++++ ENTRIES ++++

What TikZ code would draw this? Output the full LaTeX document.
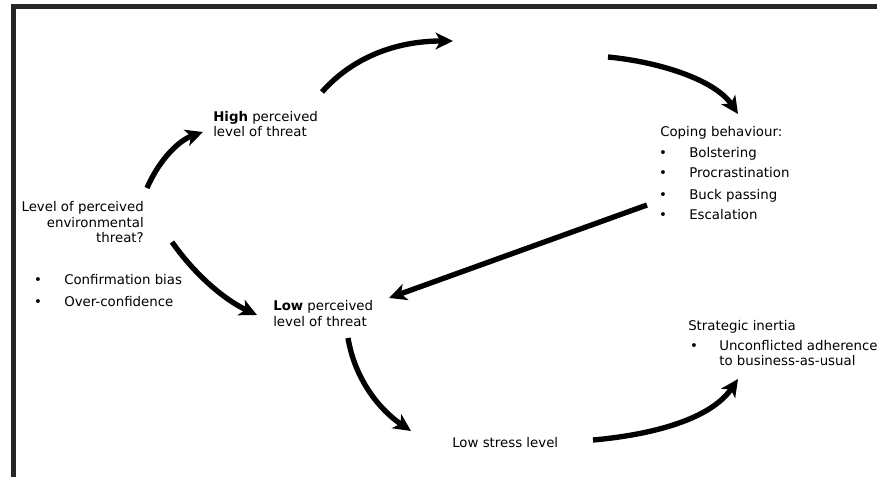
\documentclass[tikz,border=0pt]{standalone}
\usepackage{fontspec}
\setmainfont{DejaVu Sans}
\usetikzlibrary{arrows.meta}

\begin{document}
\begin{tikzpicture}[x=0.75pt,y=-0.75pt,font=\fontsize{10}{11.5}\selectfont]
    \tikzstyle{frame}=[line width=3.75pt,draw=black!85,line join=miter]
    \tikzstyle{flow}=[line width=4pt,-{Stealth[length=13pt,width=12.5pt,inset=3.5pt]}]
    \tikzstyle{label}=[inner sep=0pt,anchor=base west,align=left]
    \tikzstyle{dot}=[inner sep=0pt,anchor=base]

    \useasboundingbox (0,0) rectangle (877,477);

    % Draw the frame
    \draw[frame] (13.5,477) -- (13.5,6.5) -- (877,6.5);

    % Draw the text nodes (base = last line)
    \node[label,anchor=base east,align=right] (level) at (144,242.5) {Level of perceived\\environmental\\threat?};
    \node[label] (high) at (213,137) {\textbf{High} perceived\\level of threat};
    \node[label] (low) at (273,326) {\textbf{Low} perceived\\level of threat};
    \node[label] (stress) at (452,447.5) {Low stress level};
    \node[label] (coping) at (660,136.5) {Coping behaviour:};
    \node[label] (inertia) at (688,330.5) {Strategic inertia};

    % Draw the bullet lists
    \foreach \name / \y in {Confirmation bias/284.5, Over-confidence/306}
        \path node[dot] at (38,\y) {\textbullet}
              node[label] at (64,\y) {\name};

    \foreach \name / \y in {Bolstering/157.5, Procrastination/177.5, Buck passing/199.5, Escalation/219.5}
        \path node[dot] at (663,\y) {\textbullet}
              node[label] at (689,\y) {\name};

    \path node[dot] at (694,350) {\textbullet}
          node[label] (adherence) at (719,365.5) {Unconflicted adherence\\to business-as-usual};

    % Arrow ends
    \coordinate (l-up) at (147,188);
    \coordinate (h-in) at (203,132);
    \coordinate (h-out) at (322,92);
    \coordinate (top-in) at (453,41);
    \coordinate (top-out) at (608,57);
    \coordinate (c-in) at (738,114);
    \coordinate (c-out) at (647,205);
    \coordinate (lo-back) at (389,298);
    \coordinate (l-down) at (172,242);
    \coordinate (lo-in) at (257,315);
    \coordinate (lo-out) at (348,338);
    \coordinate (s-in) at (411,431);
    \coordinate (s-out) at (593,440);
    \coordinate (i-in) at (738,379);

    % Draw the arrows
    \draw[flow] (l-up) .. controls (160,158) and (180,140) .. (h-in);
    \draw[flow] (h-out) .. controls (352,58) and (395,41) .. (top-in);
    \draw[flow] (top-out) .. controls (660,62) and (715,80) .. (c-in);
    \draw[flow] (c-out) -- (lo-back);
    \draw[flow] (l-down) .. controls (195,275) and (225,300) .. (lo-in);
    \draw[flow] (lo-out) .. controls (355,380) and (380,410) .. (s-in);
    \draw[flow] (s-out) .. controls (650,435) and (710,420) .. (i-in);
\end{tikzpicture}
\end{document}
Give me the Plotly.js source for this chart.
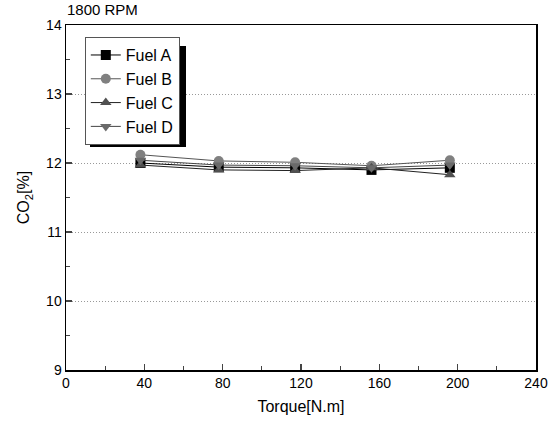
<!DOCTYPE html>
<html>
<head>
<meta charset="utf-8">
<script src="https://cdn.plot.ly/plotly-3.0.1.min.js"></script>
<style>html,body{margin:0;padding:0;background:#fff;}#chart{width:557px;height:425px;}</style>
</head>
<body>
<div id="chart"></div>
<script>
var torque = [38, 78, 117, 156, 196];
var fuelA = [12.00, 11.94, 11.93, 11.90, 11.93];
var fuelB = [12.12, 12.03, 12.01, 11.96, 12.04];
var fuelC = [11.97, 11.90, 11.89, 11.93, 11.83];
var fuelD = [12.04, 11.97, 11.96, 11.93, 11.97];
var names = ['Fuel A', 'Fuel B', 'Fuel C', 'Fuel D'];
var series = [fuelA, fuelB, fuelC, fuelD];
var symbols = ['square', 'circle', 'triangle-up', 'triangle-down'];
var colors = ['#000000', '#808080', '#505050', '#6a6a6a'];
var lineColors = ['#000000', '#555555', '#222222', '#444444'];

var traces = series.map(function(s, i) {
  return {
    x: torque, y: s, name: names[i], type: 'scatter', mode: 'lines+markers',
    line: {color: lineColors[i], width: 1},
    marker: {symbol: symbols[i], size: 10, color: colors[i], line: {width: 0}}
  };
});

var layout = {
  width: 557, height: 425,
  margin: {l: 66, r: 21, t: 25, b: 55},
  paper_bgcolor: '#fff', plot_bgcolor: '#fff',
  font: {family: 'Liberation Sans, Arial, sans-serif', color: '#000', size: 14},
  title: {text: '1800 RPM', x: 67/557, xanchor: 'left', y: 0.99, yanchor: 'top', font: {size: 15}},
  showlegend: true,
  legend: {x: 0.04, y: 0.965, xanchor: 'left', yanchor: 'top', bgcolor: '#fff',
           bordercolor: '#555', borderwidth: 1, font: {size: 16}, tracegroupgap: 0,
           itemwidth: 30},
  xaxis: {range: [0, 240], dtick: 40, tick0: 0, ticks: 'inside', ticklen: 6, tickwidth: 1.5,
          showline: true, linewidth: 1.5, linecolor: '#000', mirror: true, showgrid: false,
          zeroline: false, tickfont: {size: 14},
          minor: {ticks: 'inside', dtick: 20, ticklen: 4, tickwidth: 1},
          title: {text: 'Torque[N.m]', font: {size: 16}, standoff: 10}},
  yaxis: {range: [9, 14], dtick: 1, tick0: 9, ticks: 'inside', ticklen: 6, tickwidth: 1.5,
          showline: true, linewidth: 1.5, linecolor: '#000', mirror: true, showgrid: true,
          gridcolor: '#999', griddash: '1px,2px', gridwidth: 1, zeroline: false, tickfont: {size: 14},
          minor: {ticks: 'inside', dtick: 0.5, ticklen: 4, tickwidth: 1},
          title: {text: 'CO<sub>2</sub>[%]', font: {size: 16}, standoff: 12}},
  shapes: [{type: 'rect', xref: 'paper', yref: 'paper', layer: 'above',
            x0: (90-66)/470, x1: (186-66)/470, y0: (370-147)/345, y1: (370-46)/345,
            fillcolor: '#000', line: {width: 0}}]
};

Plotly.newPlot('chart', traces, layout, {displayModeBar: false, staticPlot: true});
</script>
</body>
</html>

++++

§ YOUR TASK
Pictures in the records should not appear in your copy, but everything else must be transcribed exactly.

§ ANSWER TO THIS PROBLEM
What TikZ code would draw this? Output the full LaTeX document.
\documentclass[tikz,border=0pt]{standalone}
\usepackage{fontspec}
\setmainfont{DejaVu Sans}
\usetikzlibrary{arrows.meta}

\begin{document}
\begin{tikzpicture}[x=0.75pt,y=-0.75pt,font=\fontsize{10}{11.5}\selectfont]
    \tikzstyle{frame}=[line width=3.75pt,draw=black!85,line join=miter]
    \tikzstyle{flow}=[line width=4pt,-{Stealth[length=13pt,width=12.5pt,inset=3.5pt]}]
    \tikzstyle{label}=[inner sep=0pt,anchor=base west,align=left]
    \tikzstyle{dot}=[inner sep=0pt,anchor=base]

    \useasboundingbox (0,0) rectangle (877,477);

    % Draw the frame
    \draw[frame] (13.5,477) -- (13.5,6.5) -- (877,6.5);

    % Draw the text nodes (base = last line)
    \node[label,anchor=base east,align=right] (level) at (144,242.5) {Level of perceived\\environmental\\threat?};
    \node[label] (high) at (213,137) {\textbf{High} perceived\\level of threat};
    \node[label] (low) at (273,326) {\textbf{Low} perceived\\level of threat};
    \node[label] (stress) at (452,447.5) {Low stress level};
    \node[label] (coping) at (660,136.5) {Coping behaviour:};
    \node[label] (inertia) at (688,330.5) {Strategic inertia};

    % Draw the bullet lists
    \foreach \name / \y in {Confirmation bias/284.5, Over-confidence/306}
        \path node[dot] at (38,\y) {\textbullet}
              node[label] at (64,\y) {\name};

    \foreach \name / \y in {Bolstering/157.5, Procrastination/177.5, Buck passing/199.5, Escalation/219.5}
        \path node[dot] at (663,\y) {\textbullet}
              node[label] at (689,\y) {\name};

    \path node[dot] at (694,350) {\textbullet}
          node[label] (adherence) at (719,365.5) {Unconflicted adherence\\to business-as-usual};

    % Arrow ends
    \coordinate (l-up) at (147,188);
    \coordinate (h-in) at (203,132);
    \coordinate (h-out) at (322,92);
    \coordinate (top-in) at (453,41);
    \coordinate (top-out) at (608,57);
    \coordinate (c-in) at (738,114);
    \coordinate (c-out) at (647,205);
    \coordinate (lo-back) at (389,298);
    \coordinate (l-down) at (172,242);
    \coordinate (lo-in) at (257,315);
    \coordinate (lo-out) at (348,338);
    \coordinate (s-in) at (411,431);
    \coordinate (s-out) at (593,440);
    \coordinate (i-in) at (738,379);

    % Draw the arrows
    \draw[flow] (l-up) .. controls (160,158) and (180,140) .. (h-in);
    \draw[flow] (h-out) .. controls (352,58) and (395,41) .. (top-in);
    \draw[flow] (top-out) .. controls (660,62) and (715,80) .. (c-in);
    \draw[flow] (c-out) -- (lo-back);
    \draw[flow] (l-down) .. controls (195,275) and (225,300) .. (lo-in);
    \draw[flow] (lo-out) .. controls (355,380) and (380,410) .. (s-in);
    \draw[flow] (s-out) .. controls (650,435) and (710,420) .. (i-in);
\end{tikzpicture}
\end{document}
Give me the Plotly.js source for this chart.
<!DOCTYPE html>
<html>
<head>
<meta charset="utf-8">
<script src="https://cdn.plot.ly/plotly-3.0.1.min.js"></script>
<style>html,body{margin:0;padding:0;background:#fff;}#chart{width:557px;height:425px;}</style>
</head>
<body>
<div id="chart"></div>
<script>
var torque = [38, 78, 117, 156, 196];
var fuelA = [12.00, 11.94, 11.93, 11.90, 11.93];
var fuelB = [12.12, 12.03, 12.01, 11.96, 12.04];
var fuelC = [11.97, 11.90, 11.89, 11.93, 11.83];
var fuelD = [12.04, 11.97, 11.96, 11.93, 11.97];
var names = ['Fuel A', 'Fuel B', 'Fuel C', 'Fuel D'];
var series = [fuelA, fuelB, fuelC, fuelD];
var symbols = ['square', 'circle', 'triangle-up', 'triangle-down'];
var colors = ['#000000', '#808080', '#505050', '#6a6a6a'];
var lineColors = ['#000000', '#555555', '#222222', '#444444'];

var traces = series.map(function(s, i) {
  return {
    x: torque, y: s, name: names[i], type: 'scatter', mode: 'lines+markers',
    line: {color: lineColors[i], width: 1},
    marker: {symbol: symbols[i], size: 10, color: colors[i], line: {width: 0}}
  };
});

var layout = {
  width: 557, height: 425,
  margin: {l: 66, r: 21, t: 25, b: 55},
  paper_bgcolor: '#fff', plot_bgcolor: '#fff',
  font: {family: 'Liberation Sans, Arial, sans-serif', color: '#000', size: 14},
  title: {text: '1800 RPM', x: 67/557, xanchor: 'left', y: 0.99, yanchor: 'top', font: {size: 15}},
  showlegend: true,
  legend: {x: 0.04, y: 0.965, xanchor: 'left', yanchor: 'top', bgcolor: '#fff',
           bordercolor: '#555', borderwidth: 1, font: {size: 16}, tracegroupgap: 0,
           itemwidth: 30},
  xaxis: {range: [0, 240], dtick: 40, tick0: 0, ticks: 'inside', ticklen: 6, tickwidth: 1.5,
          showline: true, linewidth: 1.5, linecolor: '#000', mirror: true, showgrid: false,
          zeroline: false, tickfont: {size: 14},
          minor: {ticks: 'inside', dtick: 20, ticklen: 4, tickwidth: 1},
          title: {text: 'Torque[N.m]', font: {size: 16}, standoff: 10}},
  yaxis: {range: [9, 14], dtick: 1, tick0: 9, ticks: 'inside', ticklen: 6, tickwidth: 1.5,
          showline: true, linewidth: 1.5, linecolor: '#000', mirror: true, showgrid: true,
          gridcolor: '#999', griddash: '1px,2px', gridwidth: 1, zeroline: false, tickfont: {size: 14},
          minor: {ticks: 'inside', dtick: 0.5, ticklen: 4, tickwidth: 1},
          title: {text: 'CO<sub>2</sub>[%]', font: {size: 16}, standoff: 12}},
  shapes: [{type: 'rect', xref: 'paper', yref: 'paper', layer: 'above',
            x0: (90-66)/470, x1: (186-66)/470, y0: (370-147)/345, y1: (370-46)/345,
            fillcolor: '#000', line: {width: 0}}]
};

Plotly.newPlot('chart', traces, layout, {displayModeBar: false, staticPlot: true});
</script>
</body>
</html>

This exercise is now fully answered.